Keys don’t live forever

Every key management standard (and many regulations that point to these standards) mandates a certain approach to key rotation. Regardless of the key rotation/rolling policy, three procedures will impact general application architecture:

  • Re-encrypting the data. Some of the key layouts and key rolling/rotation schemes will require an encryption subsystem to re-encrypt the actual data occasionally, replacing one set of encrypted blobs with another. It is possible to do this without a service shutdown or even disruption in per-record availability with the right set of tools and correct key layout, and aside from security concerns, the choice is typically between:
    • Re-encrypting gradually in the background
    • choosing “key rotation period” and expecting lower SLA compliance or provisioning more resources for these periods
    • triggering re-encryption with some of the queries to the data to distribute it randomly with LRU priority
  • Rotating the keys. It’s possible to rotate encryption keys without data re-encryption sometimes (think about a keyring). It requires redundant storage and has performance penalties associated with every key operation, as well as strong consistency requirements. It also requires a separate process to do background housekeeping all the time, and on-demand when keys are revoked.
  • Key revocation. Some of the key revocation procedures disrupt service availability; some of them (especially in a distributed system) are quite hard to implement synchronously. So various “Key revocation lists,” or “key verification services” come to the rescue. Depending on revocation/verification design, the tradeoff is torn between another blocking call for a remote service or the need to propagate a list of keys closer to service, as well as setting up a local “source of truth.”

Dealing with encryption tradeoffs

Encryption essentially sits on a choke point between protected data and usable data. So, no matter how you arrange your encryption technically, you want it to have sufficient resources and sufficient resource pools.

While application-level encryption requires many independent and interdependent processes, they can be gathered in a few groups from an application architecture perspective:

  • Direct impact: they impact your SLOs in read/write penalties.
  • Maintenance: they impact ops teams with maintenance complexity and new procedures/processes/limitations on existing processes.
  • Housekeeping: they impact system design, developer experience, and SLOs with background and on-demand key lifecycle processes.

The more fine-grained integration with the application is, the more manageable all three classes of issues become. Yet, as with any tight coupling, changes will become much harder.

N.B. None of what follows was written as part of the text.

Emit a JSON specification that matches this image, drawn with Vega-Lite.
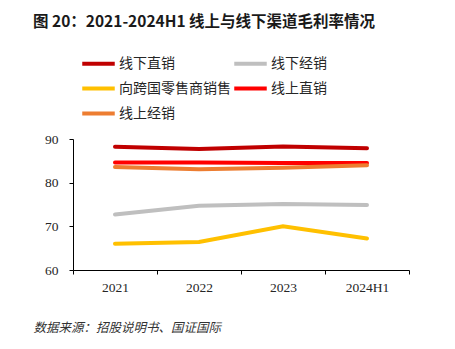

When you understand performance requirements and SLO impact of your encryption subsystem, there are various ways to ensure that trade-offs are balanced in the right way for your product:

  • Read/write decoupling. Some cryptosystems (and security products) enable decoupling of read and write keys, as well as reads and writes. This always comes with security implications and performance penalties (because additional math gets involved), but it’s a way to go for “write-once, read-often” systems.
  • Consistency. Since encryption adds a few more steps between wanting to write the data and actually writing it, that is why a clear understanding of trajectory and safe failure modes are required.
  • Multi-key setups. If the system is expected to change arbitrary keys frequently, use multiple key-encryption keys (KEK) with access settings “valid for reading” or “valid for writing.” Key-encryption keys protect data encryption keys (DEK). Such a multi-layered scheme makes it possible to run key rolling without service disruption.
  • Batching. Batch the encryption process (using encryption API service to encrypt several records at the same time instead of per-record encryption) allows multiple objects to be encrypted/decrypted together to cut initiation/network request/context switch/data transfer costs.
  • Typical performance improvements: Many performance improvements you would use on high-load systems are valid here—provisioning enough processor cores, setting up efficient multi-threading, providing enough RAM, and ensuring that there are no invisible bottlenecks in data flow are first-level problems that make encryption’s performance hit especially costly.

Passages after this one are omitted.